● DATA EXCERPT
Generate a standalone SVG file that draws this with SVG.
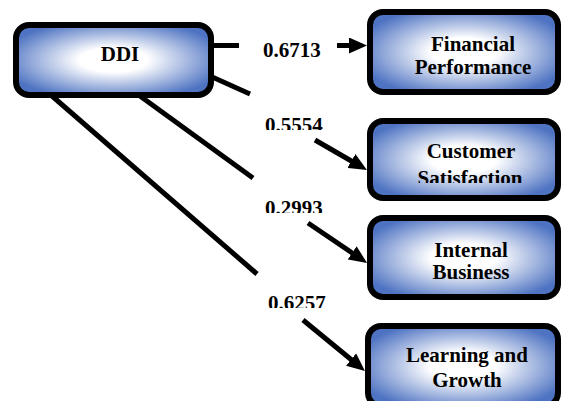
<svg xmlns="http://www.w3.org/2000/svg" width="562" height="401" viewBox="0 0 562 401">
  <defs>
    <radialGradient id="boxFill" cx="50%" cy="50%" r="58%">
      <stop offset="0" stop-color="#ffffff"/>
      <stop offset="0.3" stop-color="#ffffff"/>
      <stop offset="1" stop-color="#4e73c2"/>
    </radialGradient>
    <marker id="head" markerUnits="userSpaceOnUse" viewBox="0 0 18 16" markerWidth="18" markerHeight="16" refX="2" refY="8" orient="auto">
      <path d="M0,0 L18,8 L0,16 z" fill="#000"/>
    </marker>
    <clipPath id="clipSat"><rect x="360" y="100" width="202" height="83"/></clipPath>
    <clipPath id="clip5554"><rect x="240" y="100" width="110" height="30"/></clipPath>
    <clipPath id="clip2993"><rect x="240" y="190" width="110" height="23"/></clipPath>
    <clipPath id="clip6257"><rect x="240" y="285" width="110" height="23"/></clipPath>
  </defs>
  <style>
    .box { fill: url(#boxFill); stroke: #000; stroke-width: 6; }
    .lbl { font-family: "Liberation Serif", "Times New Roman", serif; font-weight: bold; font-size: 21px; fill: #000; text-anchor: middle; }
    .num { font-family: "Liberation Serif", "Times New Roman", serif; font-weight: bold; font-size: 21px; fill: #000; }
    .edge { stroke: #000; stroke-width: 5; fill: none; }
    .arrow { stroke: #000; stroke-width: 5; fill: none; marker-end: url(#head); }
  </style>

  <g id="connectors">
    <!-- DDI -> Financial Performance -->
    <line class="edge" x1="211" y1="45.5" x2="239" y2="45.5"/>
    <line class="arrow" x1="337" y1="45.5" x2="351" y2="45.5"/>
    <!-- DDI -> Customer Satisfaction -->
    <line class="edge" x1="210" y1="76" x2="250" y2="94"/>
    <line class="arrow" x1="315" y1="140" x2="353.1" y2="162"/>
    <!-- DDI -> Internal Business -->
    <line class="edge" x1="140" y1="96" x2="253" y2="178"/>
    <line class="arrow" x1="308" y1="223" x2="353.8" y2="254"/>
    <!-- DDI -> Learning and Growth -->
    <line class="edge" x1="52" y1="96" x2="257" y2="274"/>
    <line class="arrow" x1="303" y1="320" x2="352.6" y2="360.8"/>
  </g>

  <g id="labels">
    <text class="num" x="263" y="57">0.6713</text>
    <text class="num" x="265" y="132" clip-path="url(#clip5554)">0.5554</text>
    <text class="num" x="265" y="215" clip-path="url(#clip2993)">0.2993</text>
    <text class="num" x="268" y="310" clip-path="url(#clip6257)">0.6257</text>
  </g>

  <g id="ddi">
    <rect class="box" x="16" y="25" width="195" height="70" rx="13"/>
    <text class="lbl" x="120" y="61">DDI</text>
  </g>

  <g id="financial-performance">
    <rect class="box" x="370" y="12" width="188" height="80" rx="13"/>
    <text class="lbl" x="473" y="51">Financial</text>
    <text class="lbl" x="473" y="74">Performance</text>
  </g>

  <g id="customer-satisfaction">
    <rect class="box" x="370" y="121" width="188" height="77" rx="13"/>
    <text class="lbl" x="471" y="158">Customer</text>
    <text class="lbl" x="470" y="185" clip-path="url(#clipSat)">Satisfaction</text>
  </g>

  <g id="internal-business">
    <rect class="box" x="370" y="218" width="188" height="79" rx="13"/>
    <text class="lbl" x="471" y="257">Internal</text>
    <text class="lbl" x="471" y="279">Business</text>
  </g>

  <g id="learning-and-growth">
    <rect class="box" x="368" y="326" width="190" height="80" rx="13"/>
    <text class="lbl" x="467" y="362">Learning and</text>
    <text class="lbl" x="467" y="387">Growth</text>
  </g>
</svg>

● WHAT THE EXERCISE ASKS
Write out the data precisely as given, excluding the pictures.

● SOLUTION FOR THIS EXERCISE
Generate a standalone SVG file that draws this with SVG.
<svg xmlns="http://www.w3.org/2000/svg" width="562" height="401" viewBox="0 0 562 401">
  <defs>
    <radialGradient id="boxFill" cx="50%" cy="50%" r="58%">
      <stop offset="0" stop-color="#ffffff"/>
      <stop offset="0.3" stop-color="#ffffff"/>
      <stop offset="1" stop-color="#4e73c2"/>
    </radialGradient>
    <marker id="head" markerUnits="userSpaceOnUse" viewBox="0 0 18 16" markerWidth="18" markerHeight="16" refX="2" refY="8" orient="auto">
      <path d="M0,0 L18,8 L0,16 z" fill="#000"/>
    </marker>
    <clipPath id="clipSat"><rect x="360" y="100" width="202" height="83"/></clipPath>
    <clipPath id="clip5554"><rect x="240" y="100" width="110" height="30"/></clipPath>
    <clipPath id="clip2993"><rect x="240" y="190" width="110" height="23"/></clipPath>
    <clipPath id="clip6257"><rect x="240" y="285" width="110" height="23"/></clipPath>
  </defs>
  <style>
    .box { fill: url(#boxFill); stroke: #000; stroke-width: 6; }
    .lbl { font-family: "Liberation Serif", "Times New Roman", serif; font-weight: bold; font-size: 21px; fill: #000; text-anchor: middle; }
    .num { font-family: "Liberation Serif", "Times New Roman", serif; font-weight: bold; font-size: 21px; fill: #000; }
    .edge { stroke: #000; stroke-width: 5; fill: none; }
    .arrow { stroke: #000; stroke-width: 5; fill: none; marker-end: url(#head); }
  </style>

  <g id="connectors">
    <!-- DDI -> Financial Performance -->
    <line class="edge" x1="211" y1="45.5" x2="239" y2="45.5"/>
    <line class="arrow" x1="337" y1="45.5" x2="351" y2="45.5"/>
    <!-- DDI -> Customer Satisfaction -->
    <line class="edge" x1="210" y1="76" x2="250" y2="94"/>
    <line class="arrow" x1="315" y1="140" x2="353.1" y2="162"/>
    <!-- DDI -> Internal Business -->
    <line class="edge" x1="140" y1="96" x2="253" y2="178"/>
    <line class="arrow" x1="308" y1="223" x2="353.8" y2="254"/>
    <!-- DDI -> Learning and Growth -->
    <line class="edge" x1="52" y1="96" x2="257" y2="274"/>
    <line class="arrow" x1="303" y1="320" x2="352.6" y2="360.8"/>
  </g>

  <g id="labels">
    <text class="num" x="263" y="57">0.6713</text>
    <text class="num" x="265" y="132" clip-path="url(#clip5554)">0.5554</text>
    <text class="num" x="265" y="215" clip-path="url(#clip2993)">0.2993</text>
    <text class="num" x="268" y="310" clip-path="url(#clip6257)">0.6257</text>
  </g>

  <g id="ddi">
    <rect class="box" x="16" y="25" width="195" height="70" rx="13"/>
    <text class="lbl" x="120" y="61">DDI</text>
  </g>

  <g id="financial-performance">
    <rect class="box" x="370" y="12" width="188" height="80" rx="13"/>
    <text class="lbl" x="473" y="51">Financial</text>
    <text class="lbl" x="473" y="74">Performance</text>
  </g>

  <g id="customer-satisfaction">
    <rect class="box" x="370" y="121" width="188" height="77" rx="13"/>
    <text class="lbl" x="471" y="158">Customer</text>
    <text class="lbl" x="470" y="185" clip-path="url(#clipSat)">Satisfaction</text>
  </g>

  <g id="internal-business">
    <rect class="box" x="370" y="218" width="188" height="79" rx="13"/>
    <text class="lbl" x="471" y="257">Internal</text>
    <text class="lbl" x="471" y="279">Business</text>
  </g>

  <g id="learning-and-growth">
    <rect class="box" x="368" y="326" width="190" height="80" rx="13"/>
    <text class="lbl" x="467" y="362">Learning and</text>
    <text class="lbl" x="467" y="387">Growth</text>
  </g>
</svg>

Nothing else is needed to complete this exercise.